> _Problem details_
Emit the entire listing verbatim.
-------
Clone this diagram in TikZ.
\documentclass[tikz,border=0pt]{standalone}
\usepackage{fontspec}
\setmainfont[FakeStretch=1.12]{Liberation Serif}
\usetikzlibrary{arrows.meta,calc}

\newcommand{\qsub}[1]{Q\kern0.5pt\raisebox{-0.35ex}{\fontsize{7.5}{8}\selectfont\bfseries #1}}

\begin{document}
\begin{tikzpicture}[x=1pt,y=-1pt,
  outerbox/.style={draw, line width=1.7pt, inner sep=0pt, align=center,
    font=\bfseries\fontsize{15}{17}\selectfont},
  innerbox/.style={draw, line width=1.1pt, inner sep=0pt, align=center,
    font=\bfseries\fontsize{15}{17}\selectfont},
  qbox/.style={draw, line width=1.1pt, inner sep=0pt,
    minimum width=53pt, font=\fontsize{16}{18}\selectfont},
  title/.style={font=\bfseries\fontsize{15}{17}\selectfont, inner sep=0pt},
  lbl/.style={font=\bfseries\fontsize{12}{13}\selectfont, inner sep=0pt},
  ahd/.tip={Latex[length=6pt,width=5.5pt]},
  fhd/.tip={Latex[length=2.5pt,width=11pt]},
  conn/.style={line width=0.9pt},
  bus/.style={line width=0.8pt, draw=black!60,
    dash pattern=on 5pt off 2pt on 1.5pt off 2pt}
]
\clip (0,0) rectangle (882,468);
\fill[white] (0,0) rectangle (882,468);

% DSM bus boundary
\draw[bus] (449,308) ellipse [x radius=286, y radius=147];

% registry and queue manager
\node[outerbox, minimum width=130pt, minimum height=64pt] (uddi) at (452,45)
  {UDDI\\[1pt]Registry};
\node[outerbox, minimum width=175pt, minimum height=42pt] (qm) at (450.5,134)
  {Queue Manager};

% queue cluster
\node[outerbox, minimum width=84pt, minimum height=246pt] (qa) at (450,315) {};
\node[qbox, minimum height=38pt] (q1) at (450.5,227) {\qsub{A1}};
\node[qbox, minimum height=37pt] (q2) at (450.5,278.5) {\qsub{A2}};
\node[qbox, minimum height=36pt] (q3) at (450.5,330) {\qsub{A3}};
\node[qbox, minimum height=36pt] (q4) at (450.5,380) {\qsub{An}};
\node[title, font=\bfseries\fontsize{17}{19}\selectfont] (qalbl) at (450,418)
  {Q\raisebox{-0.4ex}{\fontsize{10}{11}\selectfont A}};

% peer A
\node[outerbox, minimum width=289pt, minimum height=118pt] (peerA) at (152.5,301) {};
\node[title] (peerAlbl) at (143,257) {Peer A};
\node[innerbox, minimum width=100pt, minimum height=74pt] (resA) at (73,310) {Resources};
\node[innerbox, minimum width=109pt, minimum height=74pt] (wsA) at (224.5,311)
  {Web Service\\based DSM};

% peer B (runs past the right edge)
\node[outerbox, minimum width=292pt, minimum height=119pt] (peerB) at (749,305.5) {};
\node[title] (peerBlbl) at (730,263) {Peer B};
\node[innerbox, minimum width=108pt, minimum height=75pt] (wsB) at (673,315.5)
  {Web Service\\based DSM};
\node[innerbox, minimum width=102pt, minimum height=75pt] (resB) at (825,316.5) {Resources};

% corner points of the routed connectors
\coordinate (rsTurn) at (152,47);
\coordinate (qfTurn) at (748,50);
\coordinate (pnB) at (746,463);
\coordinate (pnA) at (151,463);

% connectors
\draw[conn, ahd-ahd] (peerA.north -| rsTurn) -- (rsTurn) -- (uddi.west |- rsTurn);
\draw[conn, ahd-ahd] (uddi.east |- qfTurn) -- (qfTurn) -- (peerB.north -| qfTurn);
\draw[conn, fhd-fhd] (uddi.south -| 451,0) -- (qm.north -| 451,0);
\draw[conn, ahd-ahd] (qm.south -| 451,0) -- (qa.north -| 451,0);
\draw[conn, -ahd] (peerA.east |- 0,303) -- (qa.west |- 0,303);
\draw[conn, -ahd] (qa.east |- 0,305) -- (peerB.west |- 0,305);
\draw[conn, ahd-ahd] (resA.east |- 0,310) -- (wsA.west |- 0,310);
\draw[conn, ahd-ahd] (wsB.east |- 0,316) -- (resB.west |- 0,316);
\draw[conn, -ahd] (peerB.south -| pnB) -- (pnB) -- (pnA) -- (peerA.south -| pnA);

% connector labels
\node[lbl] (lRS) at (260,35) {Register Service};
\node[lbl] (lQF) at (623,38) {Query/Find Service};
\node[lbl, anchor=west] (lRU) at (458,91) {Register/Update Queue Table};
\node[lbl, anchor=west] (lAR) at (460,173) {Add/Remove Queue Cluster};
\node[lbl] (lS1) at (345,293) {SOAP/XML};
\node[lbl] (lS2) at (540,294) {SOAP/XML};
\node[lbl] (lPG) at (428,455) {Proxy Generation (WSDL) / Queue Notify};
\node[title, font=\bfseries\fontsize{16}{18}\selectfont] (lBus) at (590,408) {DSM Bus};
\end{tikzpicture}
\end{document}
-------
> _Worked answer_
Clone this diagram in TikZ.
\documentclass[tikz,border=0pt]{standalone}
\usepackage{fontspec}
\setmainfont[FakeStretch=1.12]{Liberation Serif}
\usetikzlibrary{arrows.meta,calc}

\newcommand{\qsub}[1]{Q\kern0.5pt\raisebox{-0.35ex}{\fontsize{7.5}{8}\selectfont\bfseries #1}}

\begin{document}
\begin{tikzpicture}[x=1pt,y=-1pt,
  outerbox/.style={draw, line width=1.7pt, inner sep=0pt, align=center,
    font=\bfseries\fontsize{15}{17}\selectfont},
  innerbox/.style={draw, line width=1.1pt, inner sep=0pt, align=center,
    font=\bfseries\fontsize{15}{17}\selectfont},
  qbox/.style={draw, line width=1.1pt, inner sep=0pt,
    minimum width=53pt, font=\fontsize{16}{18}\selectfont},
  title/.style={font=\bfseries\fontsize{15}{17}\selectfont, inner sep=0pt},
  lbl/.style={font=\bfseries\fontsize{12}{13}\selectfont, inner sep=0pt},
  ahd/.tip={Latex[length=6pt,width=5.5pt]},
  fhd/.tip={Latex[length=2.5pt,width=11pt]},
  conn/.style={line width=0.9pt},
  bus/.style={line width=0.8pt, draw=black!60,
    dash pattern=on 5pt off 2pt on 1.5pt off 2pt}
]
\clip (0,0) rectangle (882,468);
\fill[white] (0,0) rectangle (882,468);

% DSM bus boundary
\draw[bus] (449,308) ellipse [x radius=286, y radius=147];

% registry and queue manager
\node[outerbox, minimum width=130pt, minimum height=64pt] (uddi) at (452,45)
  {UDDI\\[1pt]Registry};
\node[outerbox, minimum width=175pt, minimum height=42pt] (qm) at (450.5,134)
  {Queue Manager};

% queue cluster
\node[outerbox, minimum width=84pt, minimum height=246pt] (qa) at (450,315) {};
\node[qbox, minimum height=38pt] (q1) at (450.5,227) {\qsub{A1}};
\node[qbox, minimum height=37pt] (q2) at (450.5,278.5) {\qsub{A2}};
\node[qbox, minimum height=36pt] (q3) at (450.5,330) {\qsub{A3}};
\node[qbox, minimum height=36pt] (q4) at (450.5,380) {\qsub{An}};
\node[title, font=\bfseries\fontsize{17}{19}\selectfont] (qalbl) at (450,418)
  {Q\raisebox{-0.4ex}{\fontsize{10}{11}\selectfont A}};

% peer A
\node[outerbox, minimum width=289pt, minimum height=118pt] (peerA) at (152.5,301) {};
\node[title] (peerAlbl) at (143,257) {Peer A};
\node[innerbox, minimum width=100pt, minimum height=74pt] (resA) at (73,310) {Resources};
\node[innerbox, minimum width=109pt, minimum height=74pt] (wsA) at (224.5,311)
  {Web Service\\based DSM};

% peer B (runs past the right edge)
\node[outerbox, minimum width=292pt, minimum height=119pt] (peerB) at (749,305.5) {};
\node[title] (peerBlbl) at (730,263) {Peer B};
\node[innerbox, minimum width=108pt, minimum height=75pt] (wsB) at (673,315.5)
  {Web Service\\based DSM};
\node[innerbox, minimum width=102pt, minimum height=75pt] (resB) at (825,316.5) {Resources};

% corner points of the routed connectors
\coordinate (rsTurn) at (152,47);
\coordinate (qfTurn) at (748,50);
\coordinate (pnB) at (746,463);
\coordinate (pnA) at (151,463);

% connectors
\draw[conn, ahd-ahd] (peerA.north -| rsTurn) -- (rsTurn) -- (uddi.west |- rsTurn);
\draw[conn, ahd-ahd] (uddi.east |- qfTurn) -- (qfTurn) -- (peerB.north -| qfTurn);
\draw[conn, fhd-fhd] (uddi.south -| 451,0) -- (qm.north -| 451,0);
\draw[conn, ahd-ahd] (qm.south -| 451,0) -- (qa.north -| 451,0);
\draw[conn, -ahd] (peerA.east |- 0,303) -- (qa.west |- 0,303);
\draw[conn, -ahd] (qa.east |- 0,305) -- (peerB.west |- 0,305);
\draw[conn, ahd-ahd] (resA.east |- 0,310) -- (wsA.west |- 0,310);
\draw[conn, ahd-ahd] (wsB.east |- 0,316) -- (resB.west |- 0,316);
\draw[conn, -ahd] (peerB.south -| pnB) -- (pnB) -- (pnA) -- (peerA.south -| pnA);

% connector labels
\node[lbl] (lRS) at (260,35) {Register Service};
\node[lbl] (lQF) at (623,38) {Query/Find Service};
\node[lbl, anchor=west] (lRU) at (458,91) {Register/Update Queue Table};
\node[lbl, anchor=west] (lAR) at (460,173) {Add/Remove Queue Cluster};
\node[lbl] (lS1) at (345,293) {SOAP/XML};
\node[lbl] (lS2) at (540,294) {SOAP/XML};
\node[lbl] (lPG) at (428,455) {Proxy Generation (WSDL) / Queue Notify};
\node[title, font=\bfseries\fontsize{16}{18}\selectfont] (lBus) at (590,408) {DSM Bus};
\end{tikzpicture}
\end{document}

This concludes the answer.